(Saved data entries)
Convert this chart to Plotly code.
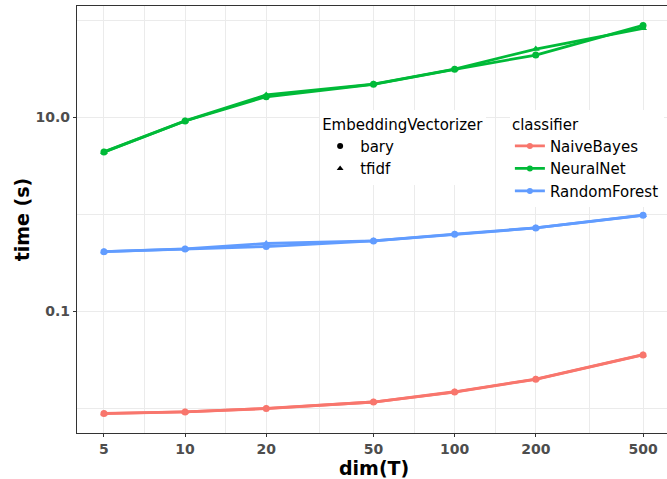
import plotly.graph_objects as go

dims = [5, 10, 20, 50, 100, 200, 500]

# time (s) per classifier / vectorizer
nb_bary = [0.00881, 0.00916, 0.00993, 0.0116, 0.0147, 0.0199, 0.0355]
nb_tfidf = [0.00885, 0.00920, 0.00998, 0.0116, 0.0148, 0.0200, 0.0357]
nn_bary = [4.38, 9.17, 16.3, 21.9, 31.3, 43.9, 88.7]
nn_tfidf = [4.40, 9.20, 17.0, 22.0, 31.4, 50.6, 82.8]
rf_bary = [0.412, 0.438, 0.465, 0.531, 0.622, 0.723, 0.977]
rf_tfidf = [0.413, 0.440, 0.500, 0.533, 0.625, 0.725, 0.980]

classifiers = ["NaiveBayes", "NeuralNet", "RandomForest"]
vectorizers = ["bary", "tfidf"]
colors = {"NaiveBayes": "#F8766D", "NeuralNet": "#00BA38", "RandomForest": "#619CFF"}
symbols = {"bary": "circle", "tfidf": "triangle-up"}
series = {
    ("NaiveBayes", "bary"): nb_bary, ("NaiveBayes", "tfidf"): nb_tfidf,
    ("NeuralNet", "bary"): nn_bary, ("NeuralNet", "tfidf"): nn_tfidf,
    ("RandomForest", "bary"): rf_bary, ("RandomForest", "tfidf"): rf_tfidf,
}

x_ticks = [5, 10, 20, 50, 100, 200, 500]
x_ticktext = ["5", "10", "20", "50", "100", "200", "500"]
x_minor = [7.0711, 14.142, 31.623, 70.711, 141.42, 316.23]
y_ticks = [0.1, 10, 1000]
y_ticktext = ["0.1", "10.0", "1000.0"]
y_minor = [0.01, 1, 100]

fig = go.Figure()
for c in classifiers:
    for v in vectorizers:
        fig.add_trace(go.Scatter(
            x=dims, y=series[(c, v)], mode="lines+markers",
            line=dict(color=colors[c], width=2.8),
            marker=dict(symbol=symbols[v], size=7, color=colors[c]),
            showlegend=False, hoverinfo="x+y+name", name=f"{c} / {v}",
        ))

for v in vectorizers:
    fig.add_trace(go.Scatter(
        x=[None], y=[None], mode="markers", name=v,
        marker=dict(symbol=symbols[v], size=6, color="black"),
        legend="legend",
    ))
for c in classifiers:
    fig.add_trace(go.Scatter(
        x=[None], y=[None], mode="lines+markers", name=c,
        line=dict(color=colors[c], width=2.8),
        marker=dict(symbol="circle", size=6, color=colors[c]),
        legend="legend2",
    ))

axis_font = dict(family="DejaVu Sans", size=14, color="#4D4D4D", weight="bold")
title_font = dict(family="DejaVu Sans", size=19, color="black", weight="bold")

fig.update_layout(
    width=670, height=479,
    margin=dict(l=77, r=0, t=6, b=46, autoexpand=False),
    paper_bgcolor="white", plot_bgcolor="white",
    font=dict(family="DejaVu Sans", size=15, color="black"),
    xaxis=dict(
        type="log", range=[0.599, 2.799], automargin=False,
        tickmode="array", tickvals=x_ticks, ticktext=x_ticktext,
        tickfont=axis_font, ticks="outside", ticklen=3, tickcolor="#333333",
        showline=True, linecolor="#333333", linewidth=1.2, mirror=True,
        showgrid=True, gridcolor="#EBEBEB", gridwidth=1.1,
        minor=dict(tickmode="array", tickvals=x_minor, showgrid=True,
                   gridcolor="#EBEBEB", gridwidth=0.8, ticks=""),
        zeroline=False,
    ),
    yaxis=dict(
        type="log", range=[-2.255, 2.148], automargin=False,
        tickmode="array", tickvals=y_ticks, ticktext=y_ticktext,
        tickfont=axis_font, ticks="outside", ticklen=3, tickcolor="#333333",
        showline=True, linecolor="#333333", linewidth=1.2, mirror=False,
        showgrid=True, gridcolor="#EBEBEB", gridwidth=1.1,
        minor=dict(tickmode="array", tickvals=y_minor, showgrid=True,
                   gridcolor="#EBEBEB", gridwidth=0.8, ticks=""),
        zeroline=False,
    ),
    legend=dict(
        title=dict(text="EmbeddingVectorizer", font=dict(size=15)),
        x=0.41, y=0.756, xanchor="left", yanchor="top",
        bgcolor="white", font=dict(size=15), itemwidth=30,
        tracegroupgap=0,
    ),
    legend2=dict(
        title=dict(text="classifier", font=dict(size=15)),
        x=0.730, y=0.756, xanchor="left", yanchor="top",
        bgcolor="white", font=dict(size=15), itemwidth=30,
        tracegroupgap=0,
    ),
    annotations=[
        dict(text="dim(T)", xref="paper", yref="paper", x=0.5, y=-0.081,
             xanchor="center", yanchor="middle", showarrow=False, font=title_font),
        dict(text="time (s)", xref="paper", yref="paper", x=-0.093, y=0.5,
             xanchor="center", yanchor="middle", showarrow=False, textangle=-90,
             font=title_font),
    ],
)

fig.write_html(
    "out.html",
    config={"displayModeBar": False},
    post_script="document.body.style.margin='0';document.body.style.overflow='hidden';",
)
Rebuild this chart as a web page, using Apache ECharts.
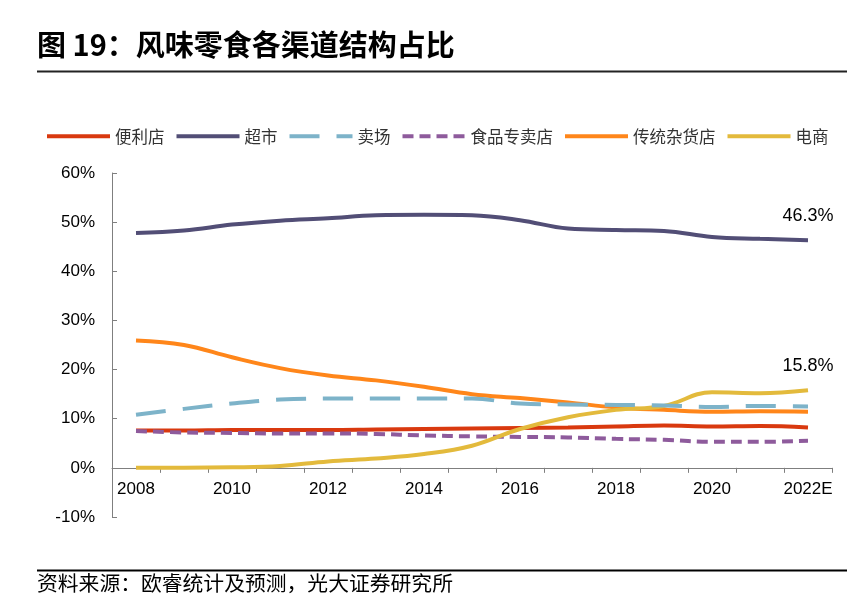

● EXERCISE DIRECTIONS
The records above must be printed exactly; the pictures stay out.

● FULL RESPONSE
Convert this chart to Plotly code.
import plotly.graph_objects as go

dims = [5, 10, 20, 50, 100, 200, 500]

# time (s) per classifier / vectorizer
nb_bary = [0.00881, 0.00916, 0.00993, 0.0116, 0.0147, 0.0199, 0.0355]
nb_tfidf = [0.00885, 0.00920, 0.00998, 0.0116, 0.0148, 0.0200, 0.0357]
nn_bary = [4.38, 9.17, 16.3, 21.9, 31.3, 43.9, 88.7]
nn_tfidf = [4.40, 9.20, 17.0, 22.0, 31.4, 50.6, 82.8]
rf_bary = [0.412, 0.438, 0.465, 0.531, 0.622, 0.723, 0.977]
rf_tfidf = [0.413, 0.440, 0.500, 0.533, 0.625, 0.725, 0.980]

classifiers = ["NaiveBayes", "NeuralNet", "RandomForest"]
vectorizers = ["bary", "tfidf"]
colors = {"NaiveBayes": "#F8766D", "NeuralNet": "#00BA38", "RandomForest": "#619CFF"}
symbols = {"bary": "circle", "tfidf": "triangle-up"}
series = {
    ("NaiveBayes", "bary"): nb_bary, ("NaiveBayes", "tfidf"): nb_tfidf,
    ("NeuralNet", "bary"): nn_bary, ("NeuralNet", "tfidf"): nn_tfidf,
    ("RandomForest", "bary"): rf_bary, ("RandomForest", "tfidf"): rf_tfidf,
}

x_ticks = [5, 10, 20, 50, 100, 200, 500]
x_ticktext = ["5", "10", "20", "50", "100", "200", "500"]
x_minor = [7.0711, 14.142, 31.623, 70.711, 141.42, 316.23]
y_ticks = [0.1, 10, 1000]
y_ticktext = ["0.1", "10.0", "1000.0"]
y_minor = [0.01, 1, 100]

fig = go.Figure()
for c in classifiers:
    for v in vectorizers:
        fig.add_trace(go.Scatter(
            x=dims, y=series[(c, v)], mode="lines+markers",
            line=dict(color=colors[c], width=2.8),
            marker=dict(symbol=symbols[v], size=7, color=colors[c]),
            showlegend=False, hoverinfo="x+y+name", name=f"{c} / {v}",
        ))

for v in vectorizers:
    fig.add_trace(go.Scatter(
        x=[None], y=[None], mode="markers", name=v,
        marker=dict(symbol=symbols[v], size=6, color="black"),
        legend="legend",
    ))
for c in classifiers:
    fig.add_trace(go.Scatter(
        x=[None], y=[None], mode="lines+markers", name=c,
        line=dict(color=colors[c], width=2.8),
        marker=dict(symbol="circle", size=6, color=colors[c]),
        legend="legend2",
    ))

axis_font = dict(family="DejaVu Sans", size=14, color="#4D4D4D", weight="bold")
title_font = dict(family="DejaVu Sans", size=19, color="black", weight="bold")

fig.update_layout(
    width=670, height=479,
    margin=dict(l=77, r=0, t=6, b=46, autoexpand=False),
    paper_bgcolor="white", plot_bgcolor="white",
    font=dict(family="DejaVu Sans", size=15, color="black"),
    xaxis=dict(
        type="log", range=[0.599, 2.799], automargin=False,
        tickmode="array", tickvals=x_ticks, ticktext=x_ticktext,
        tickfont=axis_font, ticks="outside", ticklen=3, tickcolor="#333333",
        showline=True, linecolor="#333333", linewidth=1.2, mirror=True,
        showgrid=True, gridcolor="#EBEBEB", gridwidth=1.1,
        minor=dict(tickmode="array", tickvals=x_minor, showgrid=True,
                   gridcolor="#EBEBEB", gridwidth=0.8, ticks=""),
        zeroline=False,
    ),
    yaxis=dict(
        type="log", range=[-2.255, 2.148], automargin=False,
        tickmode="array", tickvals=y_ticks, ticktext=y_ticktext,
        tickfont=axis_font, ticks="outside", ticklen=3, tickcolor="#333333",
        showline=True, linecolor="#333333", linewidth=1.2, mirror=False,
        showgrid=True, gridcolor="#EBEBEB", gridwidth=1.1,
        minor=dict(tickmode="array", tickvals=y_minor, showgrid=True,
                   gridcolor="#EBEBEB", gridwidth=0.8, ticks=""),
        zeroline=False,
    ),
    legend=dict(
        title=dict(text="EmbeddingVectorizer", font=dict(size=15)),
        x=0.41, y=0.756, xanchor="left", yanchor="top",
        bgcolor="white", font=dict(size=15), itemwidth=30,
        tracegroupgap=0,
    ),
    legend2=dict(
        title=dict(text="classifier", font=dict(size=15)),
        x=0.730, y=0.756, xanchor="left", yanchor="top",
        bgcolor="white", font=dict(size=15), itemwidth=30,
        tracegroupgap=0,
    ),
    annotations=[
        dict(text="dim(T)", xref="paper", yref="paper", x=0.5, y=-0.081,
             xanchor="center", yanchor="middle", showarrow=False, font=title_font),
        dict(text="time (s)", xref="paper", yref="paper", x=-0.093, y=0.5,
             xanchor="center", yanchor="middle", showarrow=False, textangle=-90,
             font=title_font),
    ],
)

fig.write_html(
    "out.html",
    config={"displayModeBar": False},
    post_script="document.body.style.margin='0';document.body.style.overflow='hidden';",
)
Rebuild this chart as a web page, using Apache ECharts.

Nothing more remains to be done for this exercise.